Handler(Looper.myLooper() ?: return).postDelayed({
           // Code what do you want
        }, 3000)

截图:

考虑使用协程

scope.launch {
    delay(3000L)
    // do stuff
}

协程 Kotlin

private val SPLASH_SCREEN_TIME_OUT_CONST: Long = 3000

override fun onCreate(savedInstanceState: Bundle?) {
    super.onCreate(savedInstanceState)
    setContentView(R.layout.activity_splash)
    window.setFlags(
        WindowManager.LayoutParams.FLAG_FULLSCREEN,
        WindowManager.LayoutParams.FLAG_FULLSCREEN
    )
    GlobalScope.launch {
        delay(SPLASH_SCREEN_TIME_OUT_CONST)
        goToIntro()
    }

}

private fun goToIntro(){
    startActivity(Intent(this, IntroActivity::class.java))
    finish()
}

根据文档(https://developer.android.com/reference/android/os/Handler#Handler()):

Implicitly choosing a Looper during Handler construction can lead to bugs where operations are silently lost (if the Handler is not expecting new tasks and quits), crashes (if a handler is sometimes created on a thread without a Looper active), or race conditions, where the thread a handler is associated with is not what the author anticipated. Instead, use an Executor or specify the Looper explicitly, using Looper#getMainLooper, {link android.view.View#getHandler}, or similar. If the implicit thread local behavior is required for compatibility, use new Handler(Looper.myLooper()) to make it clear to readers.

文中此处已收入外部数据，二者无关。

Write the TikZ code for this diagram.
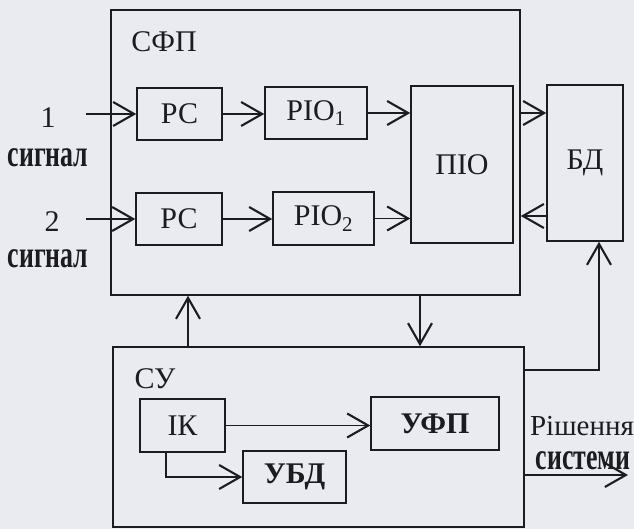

我们应该停止使用没有Looper的构造函数,而是指定一个Looper。

使用Executor而不是handler获取更多信息。 使用ScheduledExecutorService实现post delay:

ScheduledExecutorService worker = Executors.newSingleThreadScheduledExecutor();
Runnable runnable = () -> {
    public void run() {
        // Do something
    }
};
worker.schedule(runnable, 2000, TimeUnit.MILLISECONDS);